An operation by Brazilian authorities succeeded in destroying an illegal mining area in Yanomami indigenous territory on Saturday (February 11). Images captured by Reuters showed helicopters intercepting a raft of illegal miners and revealing the area where they were working. The area had been discovered the day before (February 10) during a flyover by agents of the operation coordinated by the Ministry of Indigenous Peoples, the Ministry of the Environment, the government’s indigenous affairs agency (FUNAI), the Brazilian Institute for the Environment and Renewable Natural Resources (IBAMA), the National Force and the Federal Police.

The Brazilian government is fighting wildcat mining on Yanomami land in the Amazon, its largest indigenous reservation, amid a humanitarian crisis blamed on illegal gold miners.

More than 20,000 miners invaded the reservation, bringing disease, sexual abuse, and armed violence that has terrified the Yanomamis, estimated to be about 28,000 in number, and led to severe malnutrition and deaths.

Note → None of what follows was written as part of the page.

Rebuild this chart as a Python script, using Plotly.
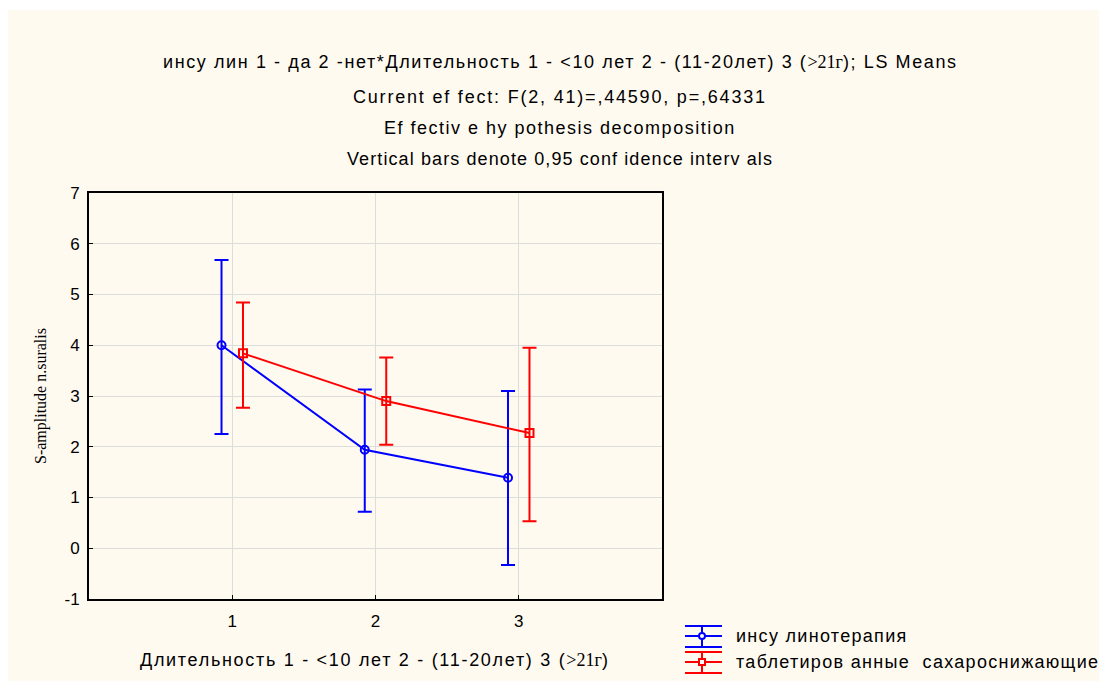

The Yanomami have long lived in isolation on a vast reservation the size of Portugal on the border with Venezuela. Their mineral-rich lands have attracted wildcat miners for decades, especially after a military government built a road through the Amazon rainforest in the 1970s.

Ex-president Jair Bolsonaro advocated mining on protected indigenous lands, and his government turned a blind eye to a renewed surge in invasions of reservations by wildcat miners and illegal loggers.